E-House China Holdings Ltd. surged the most in five years in New York after the real estate developer said its executives will buy new shares at a premium.
E-House, a Chinese provider of property agency services, jumped 30 percent to $3.98 in New York, the biggest gain since August 2007. The rally pared this year’s decline to 6.8 percent.
The Shanghai-based company’s management will purchase as many as 17.8 million shares, or 15 percent of stock outstanding, for $3.52 each, E-House said in a PRNewswire statement today.

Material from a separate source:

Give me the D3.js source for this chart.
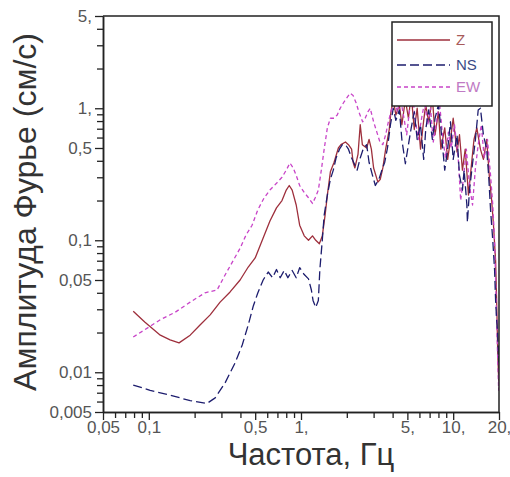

The executives will pay a 15 percent premium to the stock’s closing price of $3.06 on Dec. 7. The company said it may use the proceeds from the sale to repurchase shares at a later date.
“It shows that management is very positive about its business and views the stock as undervalued,” Ella Ji, an analyst at Oppenheimer & Co. in New York who rates the shares the equivalent of buy, said by phone. “It doesn’t happen very often that you’re seeing management using their own pocket of money to basically buy back shares.”
The $62.6 million purchase price will come from existing personal funds of the company’s most senior executives, with a possible combination of loans, Jessica Barist Cohen, a New York-based spokeswoman for E-House, said in an emailed response to questions.
E-House’s stock price has slumped this year as investors are cautious about the new government’s policies, Ji said. The government has raised down payment and mortgage requirements in its more than two-year effort to curb the property market. It also imposed a property tax for the first time in Shanghai and Chongqing and enacted home-purchase restrictions in about 40 cities. The government will “steadfastly” enforce property controls, Housing Minister Jiang Weixin said in Beijing last month.
“There’s still a lot of uncertainty regarding the market’s outlook with the new government,” Ji said. Xi Jinping replaced Hu Jintao as head of the ruling Communist Party last month.
E-House in November reduced its 2012 revenue goal to between $440 million and $460 million from an earlier estimate of $490 million to $510 million. The company cited an expectation for softer growth in fourth-quarter online advertising and a “challenging overall macroeconomic environment” in a statement.